Cement prices across India remained weak in the past two months and declined further in September. A recent market assessment by domestic brokerage house Kotak Institutional Equities showed that average cement price at the all-India level corrected by ₹ 3 per bag so far in September. One cement bag weighs 50 kg.
The second quarter of the fiscal year is seasonally weak for the cement industry and prices weaken due to lack of adequate demand. This year, prices were also affected by heavy rainfall in a few states and floods in Kerala.
There’s a bigger problem for companies this time, however. Profitability of cement companies is likely to be under pressure due to relentless cost pressures.

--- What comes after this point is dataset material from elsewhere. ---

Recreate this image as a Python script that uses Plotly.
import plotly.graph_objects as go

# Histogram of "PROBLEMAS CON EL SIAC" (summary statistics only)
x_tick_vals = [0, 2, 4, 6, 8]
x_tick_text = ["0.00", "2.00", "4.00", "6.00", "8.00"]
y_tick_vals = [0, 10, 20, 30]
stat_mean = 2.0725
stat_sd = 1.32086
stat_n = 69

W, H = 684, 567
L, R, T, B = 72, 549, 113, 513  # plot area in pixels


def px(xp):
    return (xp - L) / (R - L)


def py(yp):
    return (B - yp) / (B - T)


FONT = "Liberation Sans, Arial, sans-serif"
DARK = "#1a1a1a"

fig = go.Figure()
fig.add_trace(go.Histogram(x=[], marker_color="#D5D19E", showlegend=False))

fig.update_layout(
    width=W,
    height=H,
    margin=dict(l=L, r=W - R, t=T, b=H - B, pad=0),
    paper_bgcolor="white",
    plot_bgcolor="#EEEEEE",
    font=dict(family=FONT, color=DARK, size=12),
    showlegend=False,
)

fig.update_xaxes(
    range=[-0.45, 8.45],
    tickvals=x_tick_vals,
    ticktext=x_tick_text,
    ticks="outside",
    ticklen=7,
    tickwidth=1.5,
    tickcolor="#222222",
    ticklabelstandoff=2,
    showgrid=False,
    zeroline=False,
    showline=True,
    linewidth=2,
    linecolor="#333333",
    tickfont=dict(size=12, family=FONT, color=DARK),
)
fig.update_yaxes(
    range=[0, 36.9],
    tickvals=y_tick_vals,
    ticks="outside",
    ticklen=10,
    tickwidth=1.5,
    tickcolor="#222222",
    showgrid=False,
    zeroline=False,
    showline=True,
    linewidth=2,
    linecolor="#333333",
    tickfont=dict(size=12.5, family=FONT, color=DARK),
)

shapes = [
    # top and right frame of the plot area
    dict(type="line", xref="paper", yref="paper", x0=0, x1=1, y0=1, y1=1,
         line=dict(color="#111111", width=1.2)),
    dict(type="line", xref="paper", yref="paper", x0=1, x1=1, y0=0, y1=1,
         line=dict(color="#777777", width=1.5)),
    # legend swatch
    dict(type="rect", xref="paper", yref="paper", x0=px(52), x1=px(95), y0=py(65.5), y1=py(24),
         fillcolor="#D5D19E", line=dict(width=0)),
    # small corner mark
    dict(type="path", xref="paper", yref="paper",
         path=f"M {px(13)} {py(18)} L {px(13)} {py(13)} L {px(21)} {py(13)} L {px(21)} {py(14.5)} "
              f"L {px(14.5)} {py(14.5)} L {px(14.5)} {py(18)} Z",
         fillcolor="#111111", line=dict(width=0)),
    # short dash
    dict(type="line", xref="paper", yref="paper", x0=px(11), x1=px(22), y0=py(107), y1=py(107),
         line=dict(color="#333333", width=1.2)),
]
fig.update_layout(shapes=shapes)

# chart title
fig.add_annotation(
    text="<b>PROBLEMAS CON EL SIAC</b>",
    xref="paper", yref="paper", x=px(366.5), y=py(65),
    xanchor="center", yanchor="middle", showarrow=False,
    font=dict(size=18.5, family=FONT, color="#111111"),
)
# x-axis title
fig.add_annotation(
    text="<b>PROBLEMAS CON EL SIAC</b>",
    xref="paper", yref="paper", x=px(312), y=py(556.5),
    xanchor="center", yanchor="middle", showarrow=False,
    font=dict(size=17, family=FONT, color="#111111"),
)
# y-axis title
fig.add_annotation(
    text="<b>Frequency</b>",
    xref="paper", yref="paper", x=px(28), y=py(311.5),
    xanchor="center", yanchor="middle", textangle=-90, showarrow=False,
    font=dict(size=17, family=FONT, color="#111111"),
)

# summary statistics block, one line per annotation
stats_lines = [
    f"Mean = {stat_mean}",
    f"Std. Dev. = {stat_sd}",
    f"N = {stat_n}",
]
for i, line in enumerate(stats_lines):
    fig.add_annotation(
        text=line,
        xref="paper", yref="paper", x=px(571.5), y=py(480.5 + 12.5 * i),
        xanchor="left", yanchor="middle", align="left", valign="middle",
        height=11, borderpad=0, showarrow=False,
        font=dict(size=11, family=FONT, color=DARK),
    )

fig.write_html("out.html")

Prices of petroleum coke (petcoke), a key input for cement makers, is still elevated and so is the cost of coal. The recent rupee depreciation adds to procurement costs since these fuels are largely imported.
According to analysts’ estimates, around 30% of costs of cement firms are affected by fluctuations in foreign exchange rate. Further, higher crude oil price has resulted in sky-rocketing diesel prices, pushing transportation costs higher.
Region-wise, prices declined in the East by ₹ 9/bag to ₹ 336/bag so far in September. They declined in the West by ₹ 4/bag to ₹ 311/bag but were relatively steady in the South and Central regions. In the North, cement prices increased by ₹ 2/bag to ₹ 304/bag. The Kotak report added that prices in the North and Central regions are higher by 3-4%, quarter-on-quarter, in the September quarter, primarily due to price increases taken earlier in July 2018.
Further, it said that the monthly spread movement between cement prices (net of taxes) and energy costs (estimated assuming 70% pet-coke usage for the industry) continue to remain weak for pan-India names. It is expected to decline by around 1% on sequential basis. “We expect the spreads to improve for regional names in North and Central regions aided by higher cement prices while the spreads are to weaken in West and South," added the report dated 12 September.
Meanwhile, the Department of Industrial Policy and Promotion (DIPP) data showed cement volumes increased by 11% on a year-on-year basis in July 2018 to 25.9 million tonnes, but this improvement is largely due a low base effect.
Analysts added that cement demand continues to be driven by government spending on infrastructure and allied activities. Demand from the housing sector, a key contributor to overall cement demand is still muted. Consequently, the industry’s capacity utilization remains low at around 60-65%.
Weak price trends and rising cost pressures raise concerns on whether earnings of cement firms are unlikely to revive anytime soon. Investors don’t seem perturbed by them, as shares of major cement companies continue to trade at rich valuations. That could get tested unless cement prices recover in the months ahead. Investors in cement stocks should tread with caution.